- [Given instruction]
Write out each line of the listing as it stands, without the images.
START Provided data
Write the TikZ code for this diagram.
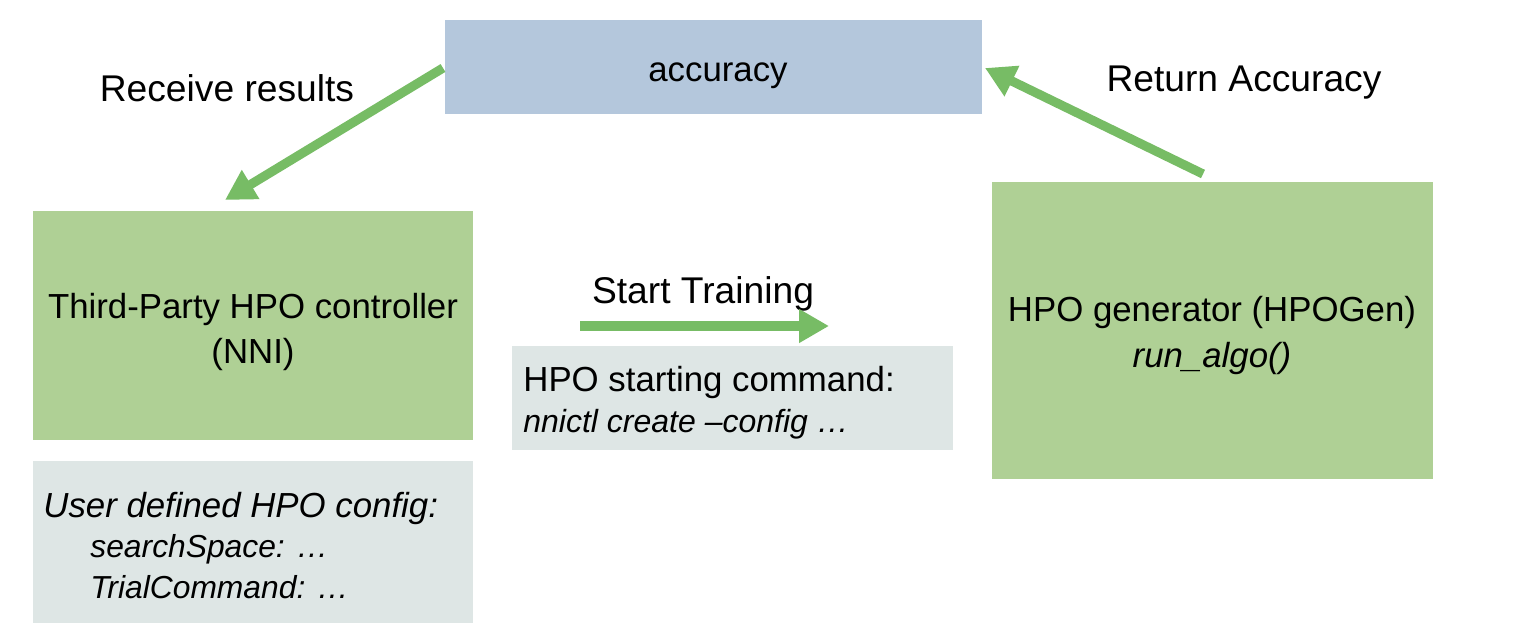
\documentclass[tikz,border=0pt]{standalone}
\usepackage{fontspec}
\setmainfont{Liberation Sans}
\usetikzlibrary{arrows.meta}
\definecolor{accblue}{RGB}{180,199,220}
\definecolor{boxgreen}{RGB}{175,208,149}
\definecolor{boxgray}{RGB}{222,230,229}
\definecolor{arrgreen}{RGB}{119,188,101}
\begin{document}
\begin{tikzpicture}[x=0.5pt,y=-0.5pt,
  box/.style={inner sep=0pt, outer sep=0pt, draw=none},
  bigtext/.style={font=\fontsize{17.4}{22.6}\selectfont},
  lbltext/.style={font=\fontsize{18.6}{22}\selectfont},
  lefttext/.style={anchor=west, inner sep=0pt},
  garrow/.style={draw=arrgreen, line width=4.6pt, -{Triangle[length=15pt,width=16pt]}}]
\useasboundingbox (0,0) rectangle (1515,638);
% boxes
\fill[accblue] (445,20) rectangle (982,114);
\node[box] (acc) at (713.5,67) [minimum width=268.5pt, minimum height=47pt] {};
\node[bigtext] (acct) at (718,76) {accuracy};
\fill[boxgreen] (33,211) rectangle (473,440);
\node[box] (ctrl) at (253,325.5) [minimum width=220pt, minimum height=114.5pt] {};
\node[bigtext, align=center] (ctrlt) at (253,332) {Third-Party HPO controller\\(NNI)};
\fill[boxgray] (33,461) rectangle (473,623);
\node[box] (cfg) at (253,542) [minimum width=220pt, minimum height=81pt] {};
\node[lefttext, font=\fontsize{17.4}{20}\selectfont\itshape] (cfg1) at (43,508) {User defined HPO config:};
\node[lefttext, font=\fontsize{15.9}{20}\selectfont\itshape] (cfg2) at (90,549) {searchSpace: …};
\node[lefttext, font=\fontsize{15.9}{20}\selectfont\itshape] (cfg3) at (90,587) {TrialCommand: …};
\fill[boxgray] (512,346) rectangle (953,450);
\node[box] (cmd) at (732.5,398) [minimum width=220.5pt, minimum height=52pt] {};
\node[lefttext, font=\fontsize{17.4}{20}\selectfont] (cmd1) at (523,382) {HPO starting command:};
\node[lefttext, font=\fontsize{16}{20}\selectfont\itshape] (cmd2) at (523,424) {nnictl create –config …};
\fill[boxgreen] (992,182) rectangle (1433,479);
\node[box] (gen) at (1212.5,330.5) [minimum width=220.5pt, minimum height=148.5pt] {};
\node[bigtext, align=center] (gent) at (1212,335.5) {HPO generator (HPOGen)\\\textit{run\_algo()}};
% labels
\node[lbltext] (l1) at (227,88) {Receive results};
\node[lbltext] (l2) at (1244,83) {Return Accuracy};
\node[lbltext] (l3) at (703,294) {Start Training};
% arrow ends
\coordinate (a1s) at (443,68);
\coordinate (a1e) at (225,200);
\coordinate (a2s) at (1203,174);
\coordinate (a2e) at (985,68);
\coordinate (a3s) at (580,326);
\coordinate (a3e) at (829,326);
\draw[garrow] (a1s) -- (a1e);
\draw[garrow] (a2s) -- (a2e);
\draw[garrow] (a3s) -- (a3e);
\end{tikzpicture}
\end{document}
END Provided data
- [Written reply]
Write the TikZ code for this diagram.
\documentclass[tikz,border=0pt]{standalone}
\usepackage{fontspec}
\setmainfont{Liberation Sans}
\usetikzlibrary{arrows.meta}
\definecolor{accblue}{RGB}{180,199,220}
\definecolor{boxgreen}{RGB}{175,208,149}
\definecolor{boxgray}{RGB}{222,230,229}
\definecolor{arrgreen}{RGB}{119,188,101}
\begin{document}
\begin{tikzpicture}[x=0.5pt,y=-0.5pt,
  box/.style={inner sep=0pt, outer sep=0pt, draw=none},
  bigtext/.style={font=\fontsize{17.4}{22.6}\selectfont},
  lbltext/.style={font=\fontsize{18.6}{22}\selectfont},
  lefttext/.style={anchor=west, inner sep=0pt},
  garrow/.style={draw=arrgreen, line width=4.6pt, -{Triangle[length=15pt,width=16pt]}}]
\useasboundingbox (0,0) rectangle (1515,638);
% boxes
\fill[accblue] (445,20) rectangle (982,114);
\node[box] (acc) at (713.5,67) [minimum width=268.5pt, minimum height=47pt] {};
\node[bigtext] (acct) at (718,76) {accuracy};
\fill[boxgreen] (33,211) rectangle (473,440);
\node[box] (ctrl) at (253,325.5) [minimum width=220pt, minimum height=114.5pt] {};
\node[bigtext, align=center] (ctrlt) at (253,332) {Third-Party HPO controller\\(NNI)};
\fill[boxgray] (33,461) rectangle (473,623);
\node[box] (cfg) at (253,542) [minimum width=220pt, minimum height=81pt] {};
\node[lefttext, font=\fontsize{17.4}{20}\selectfont\itshape] (cfg1) at (43,508) {User defined HPO config:};
\node[lefttext, font=\fontsize{15.9}{20}\selectfont\itshape] (cfg2) at (90,549) {searchSpace: …};
\node[lefttext, font=\fontsize{15.9}{20}\selectfont\itshape] (cfg3) at (90,587) {TrialCommand: …};
\fill[boxgray] (512,346) rectangle (953,450);
\node[box] (cmd) at (732.5,398) [minimum width=220.5pt, minimum height=52pt] {};
\node[lefttext, font=\fontsize{17.4}{20}\selectfont] (cmd1) at (523,382) {HPO starting command:};
\node[lefttext, font=\fontsize{16}{20}\selectfont\itshape] (cmd2) at (523,424) {nnictl create –config …};
\fill[boxgreen] (992,182) rectangle (1433,479);
\node[box] (gen) at (1212.5,330.5) [minimum width=220.5pt, minimum height=148.5pt] {};
\node[bigtext, align=center] (gent) at (1212,335.5) {HPO generator (HPOGen)\\\textit{run\_algo()}};
% labels
\node[lbltext] (l1) at (227,88) {Receive results};
\node[lbltext] (l2) at (1244,83) {Return Accuracy};
\node[lbltext] (l3) at (703,294) {Start Training};
% arrow ends
\coordinate (a1s) at (443,68);
\coordinate (a1e) at (225,200);
\coordinate (a2s) at (1203,174);
\coordinate (a2e) at (985,68);
\coordinate (a3s) at (580,326);
\coordinate (a3e) at (829,326);
\draw[garrow] (a1s) -- (a1e);
\draw[garrow] (a2s) -- (a2e);
\draw[garrow] (a3s) -- (a3e);
\end{tikzpicture}
\end{document}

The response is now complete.